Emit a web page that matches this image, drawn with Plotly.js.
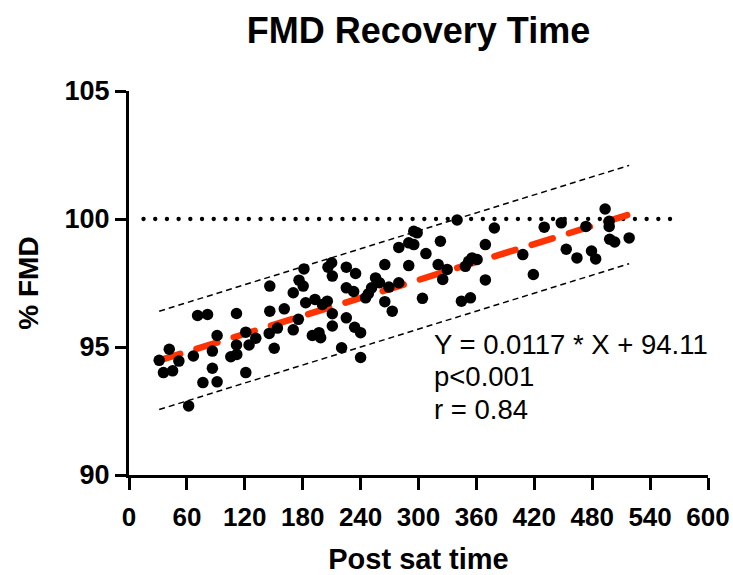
<!DOCTYPE html>
<html>
<head>
<meta charset="utf-8">
<script src="https://cdn.plot.ly/plotly-3.0.1.min.js"></script>
<style>
html,body{margin:0;padding:0;background:#fff;}
#chart{width:733px;height:575px;}
.scatterlayer .trace:nth-child(3) .js-line,
.scatterlayer .trace:nth-child(4) .js-line{stroke-linecap:round;}
</style>
</head>
<body>
<div id="chart"></div>
<script>
// Post sat time (x) and %FMD (y)
const postSatTime = [31.3,41.7,35.7,45.2,51.7,61.8,66.7,71.1,81.4,76.6,86.4,86.4,91.3,91.3,105.5,111.7,111.4,111.4,121.0,121.0,
  124.4,131.4,145.9,145.9,145.3,150.5,153.8,160.9,170.2,170.2,176.2,180.5,181.3,175.5,183.1,192.7,205.5,200.4,190.0,196.9,
  198.6,210.0,206.2,225.2,210.7,210.7,225.2,225.2,210.7,220.3,234.8,232.8,233.8,240.0,240.0,295.1,298.6,289.9,295.1,279.6,
  307.7,265.1,289.9,255.5,259.6,279.6,269.3,251.4,248.0,245.2,304.1,265.1,272.8,340.0,322.7,369.3,355.5,360.7,352.0,320.4,
  329.7,348.6,325.1,369.3,344.5,353.8,378.6,430.3,447.9,453.1,408.1,419.0,493.4,497.6,497.6,473.5,464.2,479.3,483.6,498.1,
  503.3,518.3];
const fmdPercent = [94.48,94.91,94.00,94.07,94.45,92.70,94.65,96.23,96.27,93.61,94.84,94.17,93.64,95.45,94.62,94.71,95.08,96.31,94.00,95.58,
  95.08,95.34,97.38,96.40,95.53,94.95,95.74,96.49,97.12,95.67,97.61,97.38,98.05,96.08,96.73,96.86,96.79,96.66,95.45,95.56,
  95.36,98.29,98.12,98.12,97.77,96.30,97.31,96.14,95.82,94.97,97.87,97.17,95.77,95.56,94.59,99.52,99.46,99.07,99.00,98.89,
  98.65,98.22,98.18,97.70,97.51,97.51,97.34,97.31,97.08,96.92,96.90,96.77,96.40,99.96,99.13,99.00,98.48,98.42,98.35,98.22,
  98.03,98.15,97.64,97.62,96.79,96.92,99.65,99.68,99.85,98.82,98.61,97.83,100.39,99.91,99.71,99.71,98.48,98.75,98.44,99.21,
  99.10,99.26];

// regression reported on the chart
const fitSlope = 0.0117;
const fitIntercept = 94.11;
const bandHalfWidth = 1.92;     // 95% prediction band half width
const referenceLevel = 100;     // dotted line
const referenceSpan = [15, 570];

const xTicks = [0,60,120,180,240,300,360,420,480,540,600];
const yTicks = [90,95,100,105];
const annotationLines = ['Y = 0.0117 * X + 94.11', 'p<0.001', 'r = 0.84'];
const annotationX = 314;
const annotationY = [95.1, 93.83, 92.57];

const xMin = Math.min(...postSatTime), xMax = Math.max(...postSatTime);
const fitX = [xMin, xMax];
const fitY = fitX.map(x => fitSlope * x + fitIntercept);
const upperY = fitY.map(y => y + bandHalfWidth);
const lowerY = fitY.map(y => y - bandHalfWidth);

const boldFont = {family: 'Liberation Sans, Arial, sans-serif', color: '#000', weight: 700};

const traces = [
  {x: fitX, y: upperY, mode: 'lines', line: {color: '#000', width: 1.5, dash: '6px,4px'}, hoverinfo: 'skip'},
  {x: fitX, y: lowerY, mode: 'lines', line: {color: '#000', width: 1.5, dash: '6px,4px'}, hoverinfo: 'skip'},
  {x: referenceSpan, y: referenceSpan.map(() => referenceLevel), mode: 'lines',
   line: {color: '#000', width: 4.3, dash: '0.1px,11.6px'}, hoverinfo: 'skip'},
  {x: fitX, y: fitY, mode: 'lines', line: {color: '#ff3300', width: 6.5, dash: '22px,17px'}, hoverinfo: 'skip'},
  {x: postSatTime, y: fmdPercent, mode: 'markers', marker: {color: '#000', size: 11.5}, cliponaxis: false}
];

const layout = {
  width: 733, height: 575,
  margin: {l: 129, r: 25, t: 91, b: 100},
  paper_bgcolor: '#fff', plot_bgcolor: '#fff',
  showlegend: false,
  title: {text: 'FMD Recovery Time', font: Object.assign({}, boldFont, {size: 36}),
          xref: 'paper', x: 0.5, xanchor: 'center', yref: 'container', y: 0.948, yanchor: 'middle'},
  xaxis: {
    range: [0, 600], tickmode: 'array', tickvals: xTicks, ticktext: xTicks.map(String),
    showline: true, linecolor: '#000', linewidth: 3,
    ticks: 'outside', ticklen: 12, tickwidth: 3, tickcolor: '#000',
    ticklabelstandoff: 5,
    showgrid: false, zeroline: false,
    tickfont: Object.assign({}, boldFont, {size: 26}),
    title: {text: 'Post sat time', font: Object.assign({}, boldFont, {size: 29}), standoff: 18},
    automargin: false
  },
  yaxis: {
    range: [90, 105], tickmode: 'array', tickvals: yTicks, ticktext: yTicks.map(String),
    showline: true, linecolor: '#000', linewidth: 3,
    ticks: 'outside', ticklen: 11, tickwidth: 3, tickcolor: '#000',
    showgrid: false, zeroline: false,
    tickfont: Object.assign({}, boldFont, {size: 27}),
    title: {text: '% FMD', font: Object.assign({}, boldFont, {size: 28}), standoff: 18},
    automargin: false
  },
  annotations: annotationLines.map((t, i) => ({
    xref: 'x', yref: 'y', x: annotationX, y: annotationY[i], xanchor: 'left', yanchor: 'middle',
    text: t, align: 'left', showarrow: false,
    font: {family: 'Liberation Sans, Arial, sans-serif', size: 27.5, color: '#000'}
  }))
};

Plotly.newPlot('chart', traces, layout, {staticPlot: true, displayModeBar: false});
</script>
</body>
</html>
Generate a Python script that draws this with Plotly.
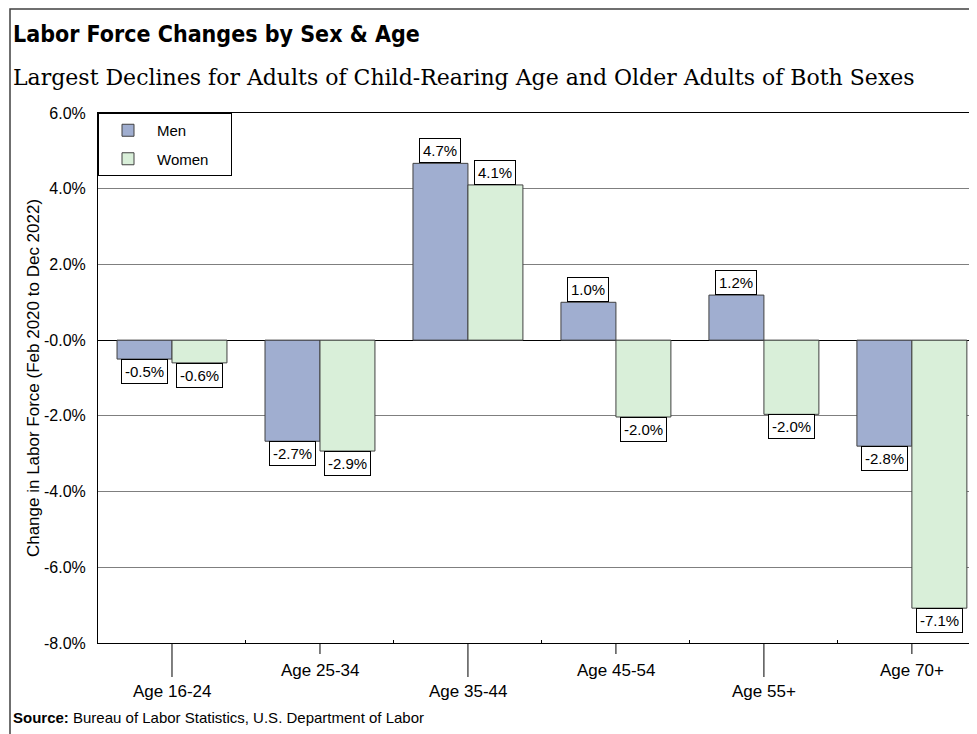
import plotly.graph_objects as go

# data
age_groups = ["Age 16-24", "Age 25-34", "Age 35-44", "Age 45-54", "Age 55+", "Age 70+"]
men_change = [-0.5, -2.67, 4.67, 1.0, 1.19, -2.8]
women_change = [-0.6, -2.93, 4.1, -2.03, -1.96, -7.08]
y_tick_vals = [-8, -6, -4, -2, 0, 2, 4, 6]
y_tick_text = ["-8.0%", "-6.0%", "-4.0%", "-2.0%", "-0.0%", "2.0%", "4.0%", "6.0%"]

MEN_COLOR = "#a0aed0"
WOMEN_COLOR = "#d9efd9"
EDGE = "#404040"
LABEL_FONT = "Liberation Sans, Arial, sans-serif"

# the page body adds an 8px offset, so layout pixels are screen pixels minus 8
OFF = 8
W, H = 977, 734
L, R, T, B = 98 - OFF, 977 - OFF, 113 - OFF, 643 - OFF


def px_x(px):
    return (px - OFF - L) / (R - L)


def px_y(py):
    return (B - (py - OFF)) / (B - T)


fig = go.Figure()
# trailing no-break spaces widen the legend box like the original
fig.add_trace(go.Bar(name="Men", x=age_groups, y=men_change, legendgroup="men",
                     marker=dict(color=MEN_COLOR, line=dict(color=EDGE, width=1))))
fig.add_trace(go.Bar(name="Women\u00a0\u00a0\u00a0\u00a0", x=age_groups, y=women_change, legendgroup="women",
                     marker=dict(color=WOMEN_COLOR, line=dict(color=EDGE, width=1))))

annotations = []

# boxed value labels, above positive bars and below negative ones
for series, shift in ((men_change, -27.5), (women_change, 27.5)):
    for cat, v in zip(age_groups, series):
        annotations.append(dict(
            x=cat, y=v, xref="x", yref="y", xshift=shift,
            yanchor="bottom" if v >= 0 else "top",
            text=f"{v:.1f}%", showarrow=False,
            font=dict(family=LABEL_FONT, size=15, color="black"),
            bgcolor="white", bordercolor="black", borderwidth=1, borderpad=3,
        ))

# staggered category labels
shapes = []
for i, cat in enumerate(age_groups):
    low = i % 2 == 0
    annotations.append(dict(
        x=cat, y=0, xref="x", yref="paper", yanchor="middle",
        yshift=-48 if low else -27, text=cat, showarrow=False,
        font=dict(family=LABEL_FONT, size=17, color="black"),
    ))
    shapes.append(dict(
        type="line", xref="x", yref="paper", x0=cat, x1=cat,
        ysizemode="pixel", yanchor=0, y0=0, y1=-34 if low else -11,
        line=dict(color="black", width=1),
    ))

# title, subtitle, source
annotations += [
    dict(x=px_x(11), y=px_y(34), xref="paper", yref="paper", xanchor="left", yanchor="middle",
         text="<b>Labor Force Changes by Sex & Age</b>", showarrow=False,
         font=dict(family="DejaVu Sans Condensed, Liberation Sans, sans-serif", size=23, color="black")),
    dict(x=px_x(11), y=px_y(78), xref="paper", yref="paper", xanchor="left", yanchor="middle",
         text="Largest Declines for Adults of Child-Rearing Age and Older Adults of Both Sexes",
         showarrow=False, font=dict(family="DejaVu Serif, serif", size=22, color="black")),
    dict(x=px_x(11), y=px_y(717), xref="paper", yref="paper", xanchor="left", yanchor="middle",
         text="<b>Source:</b> Bureau of Labor Statistics, U.S. Department of Labor",
         showarrow=False, font=dict(family=LABEL_FONT, size=15, color="black")),
]

# outer frame of the graphic
shapes.append(dict(type="rect", xref="paper", yref="paper",
                   x0=px_x(10), x1=px_x(990), y0=px_y(745), y1=px_y(9),
                   line=dict(color="#404040", width=1.5), fillcolor="rgba(0,0,0,0)"))

fig.update_layout(
    width=W, height=H,
    margin=dict(l=L, r=W - R, t=T, b=H - B, autoexpand=False),
    paper_bgcolor="white", plot_bgcolor="white",
    barmode="group", bargap=0.257, bargroupgap=0,
    showlegend=True,
    legend=dict(x=0, y=1, xanchor="left", yanchor="top", traceorder="grouped",
                tracegroupgap=6, itemwidth=48,
                bgcolor="white", bordercolor="black", borderwidth=1,
                font=dict(family=LABEL_FONT, size=15, color="black")),
    annotations=annotations, shapes=shapes,
)
fig.update_xaxes(range=[-0.5, 5.44], showticklabels=False, ticks="inside", ticklen=3,
                 tickson="boundaries", tickcolor="black", automargin=False,
                 showline=True, linecolor="black", mirror=True, showgrid=False)
fig.update_yaxes(range=[-8, 6], tickvals=y_tick_vals, ticktext=y_tick_text,
                 tickfont=dict(family=LABEL_FONT, size=16, color="black"),
                 ticks="", ticklabelstandoff=8, automargin=False,
                 showline=True, linecolor="black", showgrid=True, gridcolor="#7f7f7f",
                 zeroline=True, zerolinecolor="black", zerolinewidth=1,
                 title=dict(text="Change in Labor Force (Feb 2020 to Dec 2022)",
                            font=dict(family=LABEL_FONT, size=17, color="black"), standoff=0))

fig.write_html("out.html")
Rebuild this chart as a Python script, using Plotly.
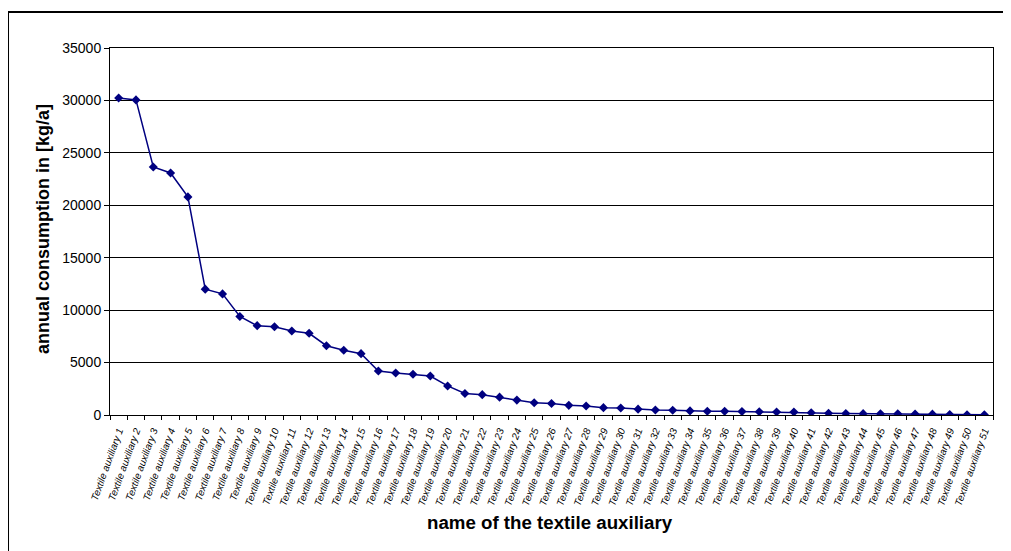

------------

→ TASK STATEMENT:
Report how many lines of the entries hold the word "chart". Nothing else is needed.

→ ANSWER TO THE EXERCISE:
5